I'm trying to automate initializing a postgresql data directory, with a user and a default database pre-created. I know I can do this by running postgresql backgrounded and using createdb and createuser commands, but I really want to avoid that as this is for a docker container and I just want postgres to be running in the foreground once done.

In MySQL I use --init-file /path/to/bootstrap.sql, which runs the statements in the file before the server accepts connections. You can also use --bootstrap, which temporarily spins up mysqld and runs statements from STDIN.

I can't find an equally straightforward way to do this in Postgres. I can see a --boot option to postgres, but when I try and use it I just get "invalid command line arguments", so I must be doing something wrong.
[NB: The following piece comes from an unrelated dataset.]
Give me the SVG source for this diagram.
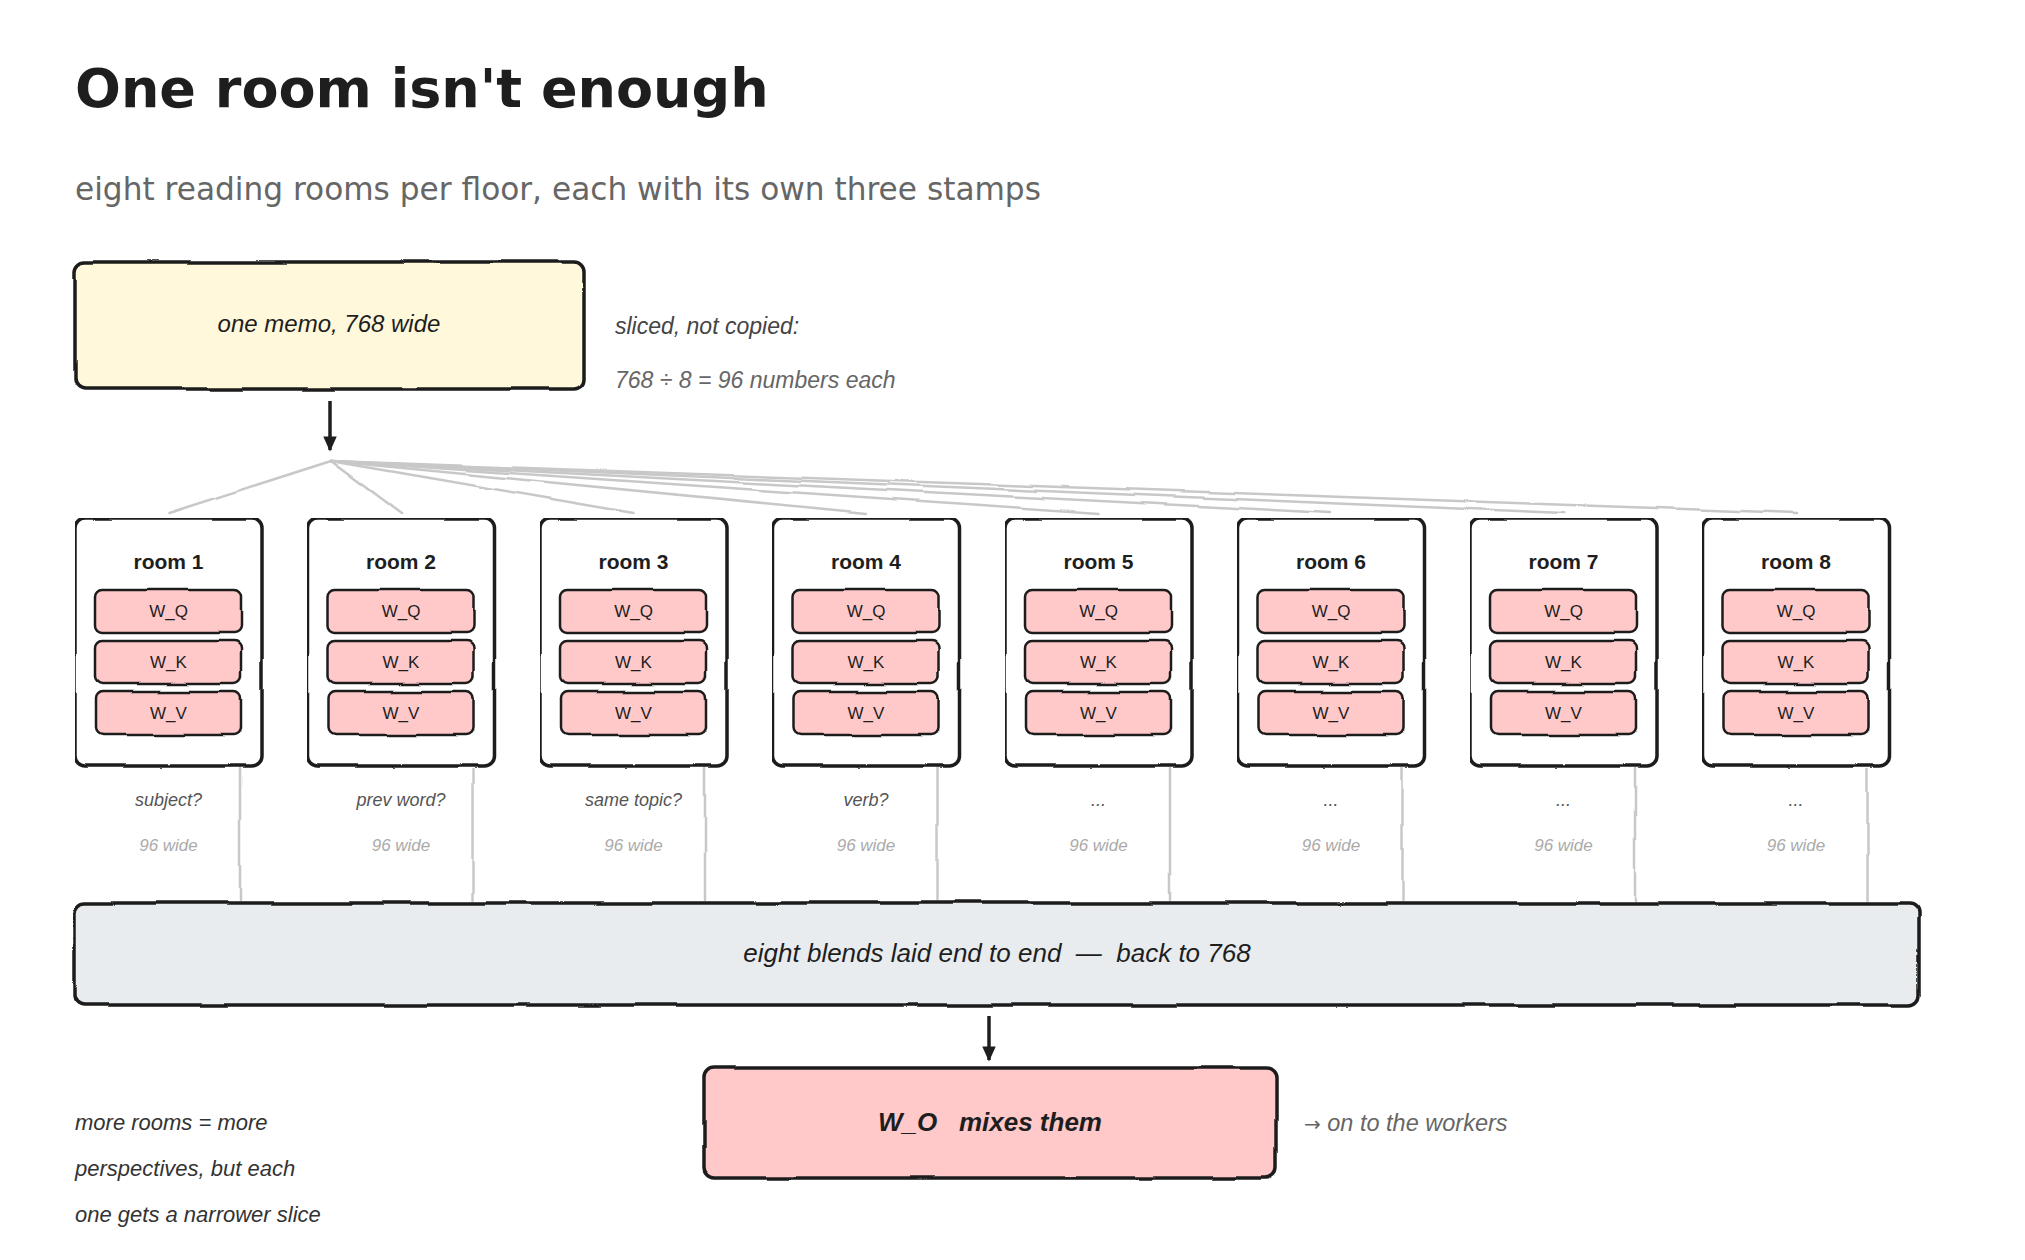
<svg xmlns="http://www.w3.org/2000/svg" width="2025" height="1260" viewBox="0 0 2025 1260">
<defs>
<filter id="rough" filterUnits="userSpaceOnUse" x="0" y="0" width="2025" height="1260">
<feTurbulence type="fractalNoise" baseFrequency="0.016" numOctaves="1" seed="3" result="n"/>
<feDisplacementMap in="SourceGraphic" in2="n" scale="5" xChannelSelector="R" yChannelSelector="G"/>
</filter>
<marker id="ah" viewBox="0 0 10 10" refX="9" refY="5" markerWidth="16" markerHeight="15" markerUnits="userSpaceOnUse" orient="auto">
<path d="M0,0.5 L10,5 L0,9.5 z" fill="#1e1e1e"/>
</marker>
</defs>
<style>
.box{stroke:#1e1e1e;stroke-width:3.5;filter:url(#rough)}
.memo{fill:#fff8db}
.room{fill:#ffffff}
.bar{fill:#e9ecef}
.wo{fill:#ffc9c9}
.stamp{fill:#ffc9c9;stroke:#1e1e1e;stroke-width:2.5;filter:url(#rough)}
.fan{fill:none;stroke:#c8c8c8;stroke-width:2.5;stroke-linecap:round}
.arr{fill:none;stroke:#1e1e1e;stroke-width:3.5;marker-end:url(#ah)}
.h{font-family:"Liberation Sans",Arial,sans-serif}
.it{font-style:italic}
.c{text-anchor:middle}
.rl{font-size:21px;font-weight:bold;fill:#1e1e1e}
.st{font-size:17px;fill:#1e1e1e}
.q{font-size:18px;fill:#555555;font-style:italic}
.w{font-size:17px;fill:#aaaaaa;font-style:italic}
</style>
<rect width="2025" height="1260" fill="#ffffff"/>
<text x="75" y="107" font-family="DejaVu Sans, sans-serif" font-weight="bold" font-size="54" fill="#1e1e1e">One room isn't enough</text>
<text x="75" y="200" font-family="DejaVu Sans, sans-serif" font-size="31.2" fill="#666666">eight reading rooms per floor, each with its own three stamps</text>

<g id="connectors">
<path class="arr" d="M330 401 L330 450"/>
<g filter="url(#rough)">
<path class="fan" d="M331 461 L168.5 513"/>
<path class="fan" d="M331 461 L401 513"/>
<path class="fan" d="M331 461 L633.5 513"/>
<path class="fan" d="M331 461 L866 513"/>
<path class="fan" d="M331 461 L1098.5 513"/>
<path class="fan" d="M331 461 L1331 513"/>
<path class="fan" d="M331 461 L1563.5 513"/>
<path class="fan" d="M331 461 L1796 513"/>
<path class="fan" d="M240 768 L240 900"/>
<path class="fan" d="M472.5 768 L472.5 900"/>
<path class="fan" d="M705 768 L705 900"/>
<path class="fan" d="M937.5 768 L937.5 900"/>
<path class="fan" d="M1170 768 L1170 900"/>
<path class="fan" d="M1402.5 768 L1402.5 900"/>
<path class="fan" d="M1635 768 L1635 900"/>
<path class="fan" d="M1867.5 768 L1867.5 900"/>
</g>
<path class="arr" d="M989 1016 L989 1060"/>
</g>

<g id="memo">
<rect class="box memo" x="75" y="262" width="509" height="127" rx="10"/>
<text class="h it c" x="329" y="332" font-size="24" fill="#1e1e1e">one memo, 768 wide</text>
</g>
<g id="memo-note">
<text class="h it" x="615" y="334" font-size="23" fill="#444444">sliced, not copied:</text>
<text class="h it" x="615" y="388" font-size="23" fill="#666666">768 ÷ 8 = 96 numbers each</text>
</g>

<g id="room1" transform="translate(75,518)">
<rect class="box room" width="187" height="248" rx="10"/>
<text class="h c rl" x="93.5" y="51">room 1</text>
<rect class="stamp" x="21" y="72" width="145" height="43" rx="7"/><text class="h c st" x="93.5" y="99">W_Q</text>
<rect class="stamp" x="21" y="123" width="145" height="43" rx="7"/><text class="h c st" x="93.5" y="150">W_K</text>
<rect class="stamp" x="21" y="174" width="145" height="43" rx="7"/><text class="h c st" x="93.5" y="201">W_V</text>
<text class="h c q" x="93.5" y="288">subject?</text>
<text class="h c w" x="93.5" y="333">96 wide</text>
</g>
<g id="room2" transform="translate(307.5,518)">
<rect class="box room" width="187" height="248" rx="10"/>
<text class="h c rl" x="93.5" y="51">room 2</text>
<rect class="stamp" x="21" y="72" width="145" height="43" rx="7"/><text class="h c st" x="93.5" y="99">W_Q</text>
<rect class="stamp" x="21" y="123" width="145" height="43" rx="7"/><text class="h c st" x="93.5" y="150">W_K</text>
<rect class="stamp" x="21" y="174" width="145" height="43" rx="7"/><text class="h c st" x="93.5" y="201">W_V</text>
<text class="h c q" x="93.5" y="288">prev word?</text>
<text class="h c w" x="93.5" y="333">96 wide</text>
</g>
<g id="room3" transform="translate(540,518)">
<rect class="box room" width="187" height="248" rx="10"/>
<text class="h c rl" x="93.5" y="51">room 3</text>
<rect class="stamp" x="21" y="72" width="145" height="43" rx="7"/><text class="h c st" x="93.5" y="99">W_Q</text>
<rect class="stamp" x="21" y="123" width="145" height="43" rx="7"/><text class="h c st" x="93.5" y="150">W_K</text>
<rect class="stamp" x="21" y="174" width="145" height="43" rx="7"/><text class="h c st" x="93.5" y="201">W_V</text>
<text class="h c q" x="93.5" y="288">same topic?</text>
<text class="h c w" x="93.5" y="333">96 wide</text>
</g>
<g id="room4" transform="translate(772.5,518)">
<rect class="box room" width="187" height="248" rx="10"/>
<text class="h c rl" x="93.5" y="51">room 4</text>
<rect class="stamp" x="21" y="72" width="145" height="43" rx="7"/><text class="h c st" x="93.5" y="99">W_Q</text>
<rect class="stamp" x="21" y="123" width="145" height="43" rx="7"/><text class="h c st" x="93.5" y="150">W_K</text>
<rect class="stamp" x="21" y="174" width="145" height="43" rx="7"/><text class="h c st" x="93.5" y="201">W_V</text>
<text class="h c q" x="93.5" y="288">verb?</text>
<text class="h c w" x="93.5" y="333">96 wide</text>
</g>
<g id="room5" transform="translate(1005,518)">
<rect class="box room" width="187" height="248" rx="10"/>
<text class="h c rl" x="93.5" y="51">room 5</text>
<rect class="stamp" x="21" y="72" width="145" height="43" rx="7"/><text class="h c st" x="93.5" y="99">W_Q</text>
<rect class="stamp" x="21" y="123" width="145" height="43" rx="7"/><text class="h c st" x="93.5" y="150">W_K</text>
<rect class="stamp" x="21" y="174" width="145" height="43" rx="7"/><text class="h c st" x="93.5" y="201">W_V</text>
<text class="h c q" x="93.5" y="288">...</text>
<text class="h c w" x="93.5" y="333">96 wide</text>
</g>
<g id="room6" transform="translate(1237.5,518)">
<rect class="box room" width="187" height="248" rx="10"/>
<text class="h c rl" x="93.5" y="51">room 6</text>
<rect class="stamp" x="21" y="72" width="145" height="43" rx="7"/><text class="h c st" x="93.5" y="99">W_Q</text>
<rect class="stamp" x="21" y="123" width="145" height="43" rx="7"/><text class="h c st" x="93.5" y="150">W_K</text>
<rect class="stamp" x="21" y="174" width="145" height="43" rx="7"/><text class="h c st" x="93.5" y="201">W_V</text>
<text class="h c q" x="93.5" y="288">...</text>
<text class="h c w" x="93.5" y="333">96 wide</text>
</g>
<g id="room7" transform="translate(1470,518)">
<rect class="box room" width="187" height="248" rx="10"/>
<text class="h c rl" x="93.5" y="51">room 7</text>
<rect class="stamp" x="21" y="72" width="145" height="43" rx="7"/><text class="h c st" x="93.5" y="99">W_Q</text>
<rect class="stamp" x="21" y="123" width="145" height="43" rx="7"/><text class="h c st" x="93.5" y="150">W_K</text>
<rect class="stamp" x="21" y="174" width="145" height="43" rx="7"/><text class="h c st" x="93.5" y="201">W_V</text>
<text class="h c q" x="93.5" y="288">...</text>
<text class="h c w" x="93.5" y="333">96 wide</text>
</g>
<g id="room8" transform="translate(1702.5,518)">
<rect class="box room" width="187" height="248" rx="10"/>
<text class="h c rl" x="93.5" y="51">room 8</text>
<rect class="stamp" x="21" y="72" width="145" height="43" rx="7"/><text class="h c st" x="93.5" y="99">W_Q</text>
<rect class="stamp" x="21" y="123" width="145" height="43" rx="7"/><text class="h c st" x="93.5" y="150">W_K</text>
<rect class="stamp" x="21" y="174" width="145" height="43" rx="7"/><text class="h c st" x="93.5" y="201">W_V</text>
<text class="h c q" x="93.5" y="288">...</text>
<text class="h c w" x="93.5" y="333">96 wide</text>
</g>

<g id="blend">
<rect class="box bar" x="75" y="903" width="1844" height="102" rx="10"/>
<text class="h it c" x="997" y="962" font-size="26" fill="#1e1e1e" xml:space="preserve">eight blends laid end to end  —  back to 768</text>
</g>

<g id="wo">
<rect class="box wo" x="704" y="1068" width="572" height="110" rx="10"/>
<text class="h it c" x="990" y="1131" font-size="26" font-weight="bold" fill="#1e1e1e" xml:space="preserve">W_O   mixes them</text>
</g>
<g id="wo-note">
<text class="h it" x="1304" y="1131" font-size="23.5" fill="#666666"><tspan font-family="DejaVu Sans, sans-serif" font-style="normal" font-size="20">→</tspan> on to the workers</text>
</g>

<g id="side-note">
<text class="h it" x="75" y="1130" font-size="22" fill="#333333">more rooms = more</text>
<text class="h it" x="75" y="1176" font-size="22" fill="#333333">perspectives, but each</text>
<text class="h it" x="75" y="1222" font-size="22" fill="#333333">one gets a narrower slice</text>
</g>
</svg>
echo "CREATE USER bob WITH PASSWORD 'secure';" | postgres --boot postgres -D data
postgres: invalid command-line arguments

Best Answer

You probably want the single user mode: --single, as described in the documentation:

When invoked in single-user mode from the shell, the user can enter queries and the results will be printed to the screen, but in a form that is more useful for developers than end users. In the single-user mode, the session user will be set to the user with ID 1, and implicit superuser powers are granted to this user. This user does not actually have to exist, so the single-user mode can be used to manually recover from certain kinds of accidental damage to the system catalogs

Note that initdb has be run to initialize an empty data directory before creating databases or users. That would be the equivalent of mysql_install_db if you prefer to look at this from the MySQL analogy angle.